Vernon’s Tylee Cooper competes in high school rodeo barrel racing. Local action starts today.

Vernon’s Tylee Cooper competes in high school rodeo barrel racing. Local action starts today.

High school rodeo comes to Armstrong

High school rodeo stop hits IPE grounds this weekend in Armstrong.

As student president of the B.C. High School Rodeo Association’s south region junior division, Vernon’s Tylee Cooper has to worry about more than just her own game.

The 14-year-old Vernon Secondary student not only has to be savvy in the saddle, she has to have sound communication skills in coordinating the athletes and fundraising for the organization.

As the regional rep for barrel racing, she also watches every run and handles any controversy that might arise.

“You just have to understand where they’re coming from and listen to them,” said Cooper, who will compete in five events at this weekend’s high school rodeo, hosted by the North Okanagan Riding Club, at the IPE grounds in Armstrong.

“It’s really helped me learn how to deal with people. I’ve made a lot of new friends and I’ve learned a lot about it.”

In addition to barrel racing, Cooper will also compete in pole bending, breakaway roping, goat tying and ribbon roping. She rides Daisy, a paint horse, in barrel racing and pole bending, and Pecos, an unregistered horse, for goat tying and roping.

Action begins today at 4 p.m. with the cutting event at Denton Moffat’s arena. The remaining events go at the IPE grounds starting 10 a.m. Saturday and Sunday.

Admission to the IPE grounds is free and there will be a concession onsite.

“I’m really hoping we get a decent crowd,” said Bianca Olsen-Stiles, a Grade 12 student at Pleasant Valley Secondary. “When there’s people there watching it gives you more drive to do better.”

Olsen-Stiles will also compete in five events – barrel racing, pole bending, goat tying, cutting and breakaway roping.

One of her horses is older than she is – she rides a 19-year-old quarterhorse named Six for barrel racing and pole bending. She borrows her boyfriend’s (Westwold’s Cole Churchill) mount, Cowboy, for some of the other events.

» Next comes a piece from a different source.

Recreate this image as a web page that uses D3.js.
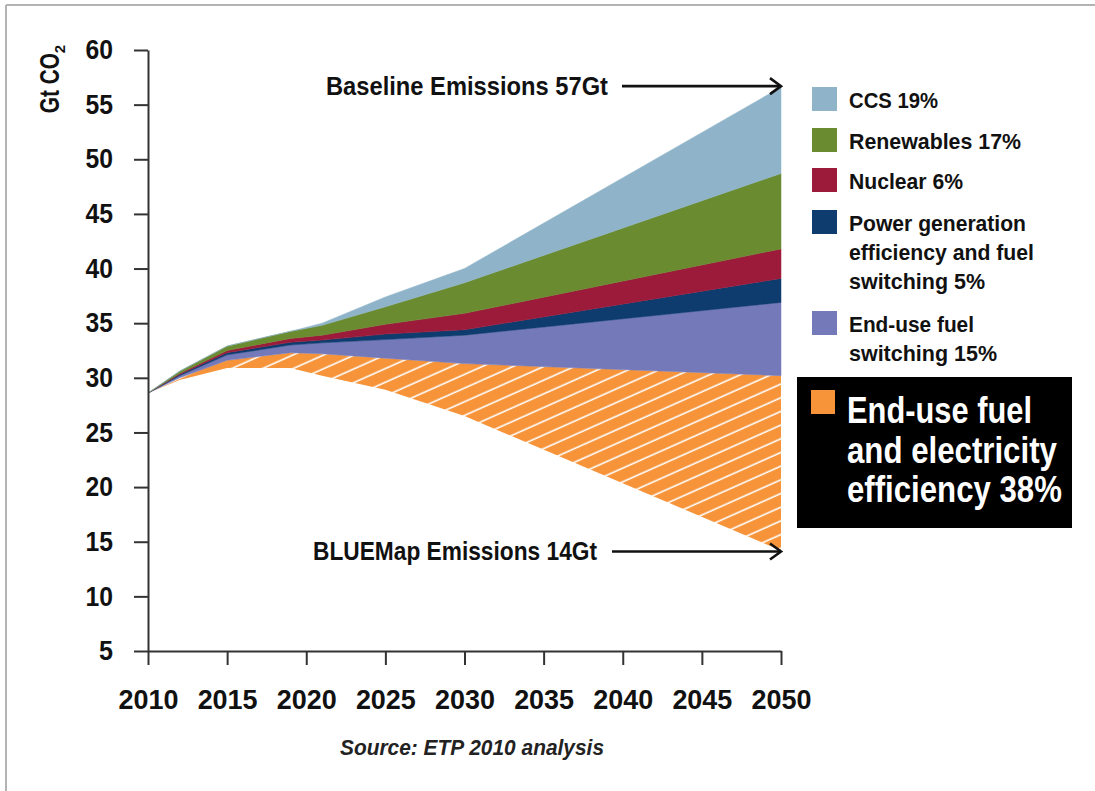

Olsen-Stiles has been riding for years, but only started competing two years ago. She hopes to go the college rodeo route and is considering nursing as a career.

“I just decided I really want to do it. I love it. I’m disappointed I didn’t start in Grade 9,” said Olsen-Stiles, who enjoys the rush of barrel racing.

“I just like the intensity you get when you’re about to get in the gate and your horse is hot because he wants to go too.”

Churchill, who also goes to PVSS, is looking to build off a tremendous season. He advanced to high school nationals last year in Wyoming.

Cooper, who also plays hockey and soccer, noted there are a number of high school events that spectators won’t see at a pro rodeo. In particular, she said the goat tying is “something different.”

“It’s cool to see the girls go flying off their horses at a full run.”